I really search my feelings about this. I rely a lot on subtext and context when I use as few words as I do. So, I’m not really sure how much the other person is getting when I talk to them and ask leading or pointed questions. And, also, I think my motives are often more different from other people’s than we all want to admit.

I experimentally say, “I like you both.”

“Can I scan you to understand that better?” Chapman asks.

I laugh to myself, which externally looks like my tail rotating and slapping the roof and my head turning away, tongue flickering. Then I decide to consent and say, “Yes.”

This time I get to watch Chapman more closely when sie does the scan.

Sie puts the inside of hir left wrist over the back of hir right wrist, connecting a couple of tattoos there that I hadn’t really paid attention to before. And I feel a shift.

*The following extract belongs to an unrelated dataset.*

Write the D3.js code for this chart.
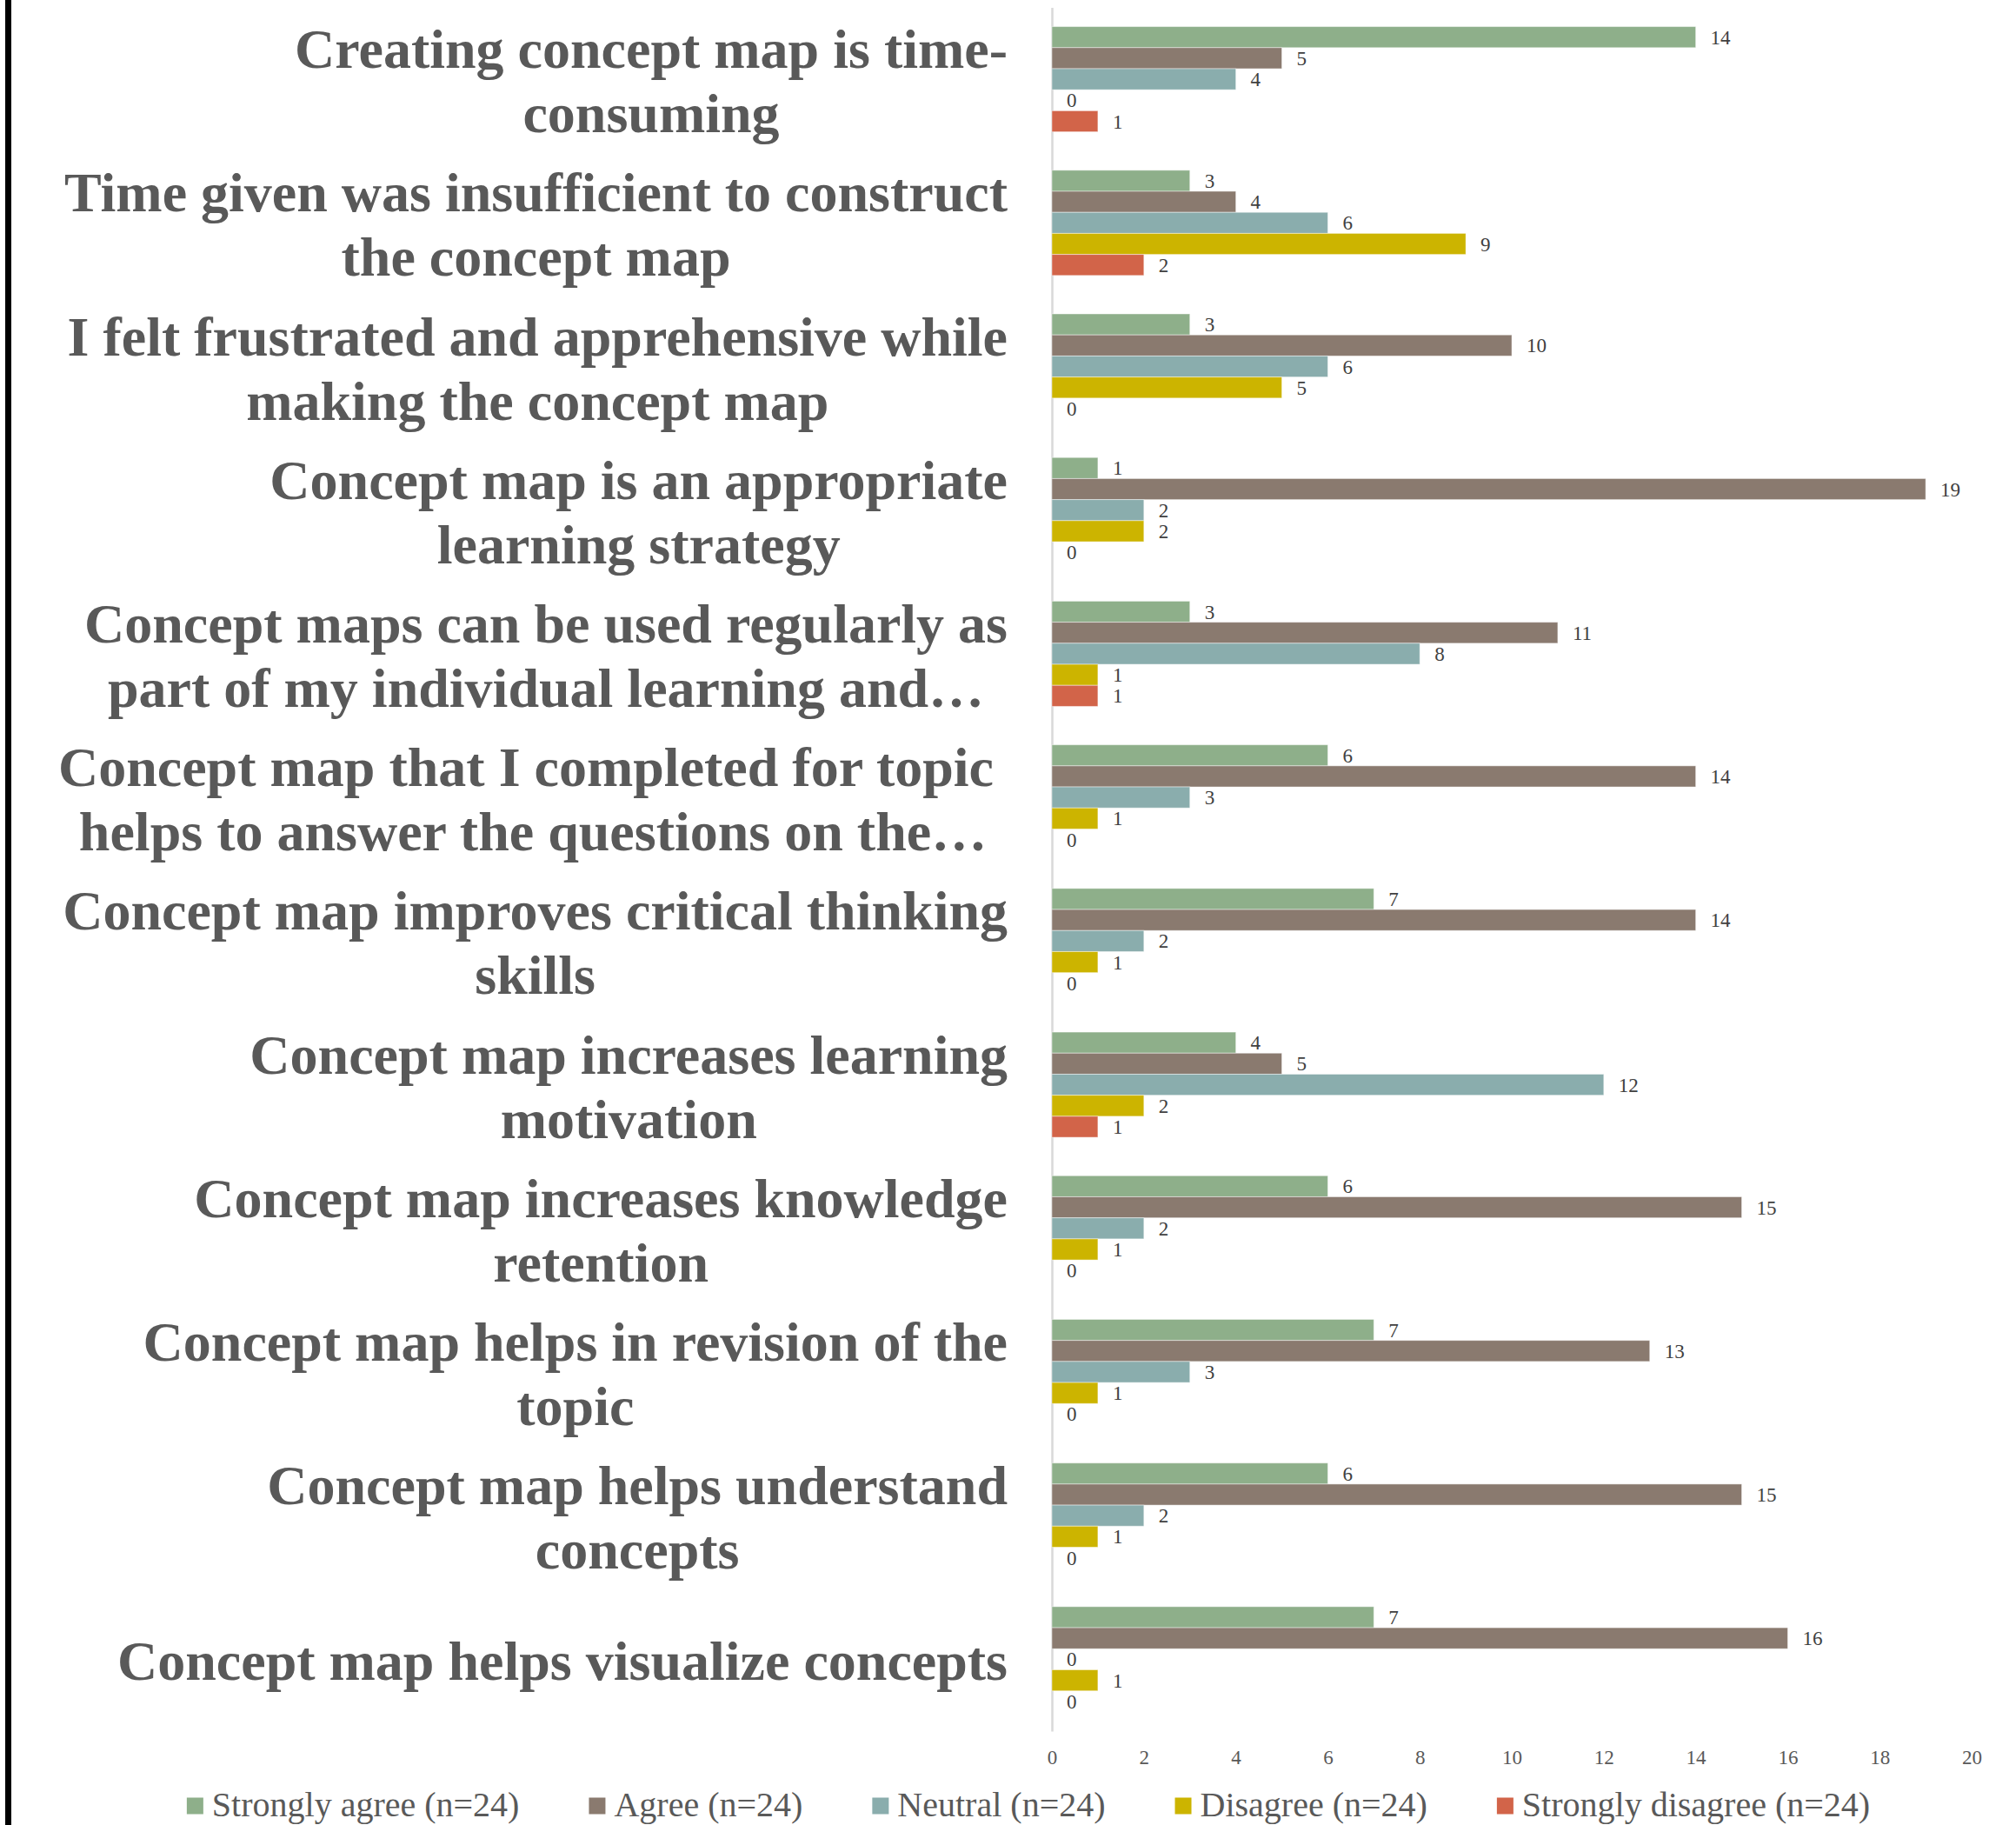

“Oh, like that!” Chapman raises hir eyebrows.

I cue up a couple words, then say, “Yes, but different.”

“Different how?”

“Dragon different,” I say. “Not mate. Yet. Maybe. But family. People. Yes.”

“OK. But, still, as partners? Or potential partners?”

“Yes. If OK,” I affirm.

“Let’s get past this crisis, and then talk about that some more,” Chapman says. “I know I am at least amenable to the idea, to a certain extent. But I’d rather we all see each other under more stable conditions, I think.”

I scroll up and hit a previous question, to say it again with new context, “What you think of Rhoda?”

Chapman stands up and back from hir work and leans over a little bit to look me in the eye and says, “I’ve noticed that you smile like a cat. You know cats, I think. Everyone I talk to about Rhoda and you say things that lead me to conclude that she’s been leaving metaphorical dead mice on your doorstep for years, and you’ve just finally started to eat them this past week. Because you have to.” Sie watches me for a bit, seeming to try to evaluate my expression, then says, “I’m not sure if she knows she’s been doing that. But she looks more content than before, apparently. And I think she looks like she’s really in her element. But who am I to say what either of you have noticed or not, or what you’re really feeling? We’re all queers. We’re all disastrous fuck ups when it comes to this.”

“Yes,” I say.

“Anyway,” Chapman says, getting back into suturing. “You’re a dragon and we’re a couple of humans. Even if I wasn’t polyamorous and ace, being in a partnership with you, if that’s what we end up calling it, I don’t think it would get in the way of any human romance I might need to pursue. If I’m reading things right. And Rhoda probably feels the same way. And I’m guessing you do, too. Like. Come spring time, you’re going to want to try to mate with another dragon, right?”

“Don’t know,” I reply.

“Then we all take our time and feel it out, yeah?”

“Yes.”

“Don’t talk to the Mayor about this stuff. We don’t need the romantic lives of dragons getting mixed up in your fight for your, uh, human rights. At least, not at this stage,” Chapman says. “And we don’t want the Mayor worrying and confused about her daughter’s life any more than she already is.”

There’s a story going around social media about this guy who’s become the husband to a crane. He works in animal husbandry, or wildlife rehabilitation, or something like that. And one of the cranes he works with has decided that he’s her life partner, her mate. Cranes mate for life, and she bonded with this human. And, in order to make sure that she’s safe and lives healthily and happy into her old age, he’s just gotta stick with her. He, of course, is legally married to a human woman, and they have their own family.

I wonder if something similar is happening with me. A mix up of my instincts with my social situation. Or what?

None of the advice I’d ever learned from anybody regarding human relationships, and nothing I observed from watching everyone around me try to navigate them, feels like it’s relevant here. Except for maybe the “relax and see” bit.

But, Chapman’s right. The Mayor doesn’t need to think about that. And neither does the press, as much as I may like Seagull Phil.

I don’t think I would have ever been in danger of bringing it up with them anyway, though, really.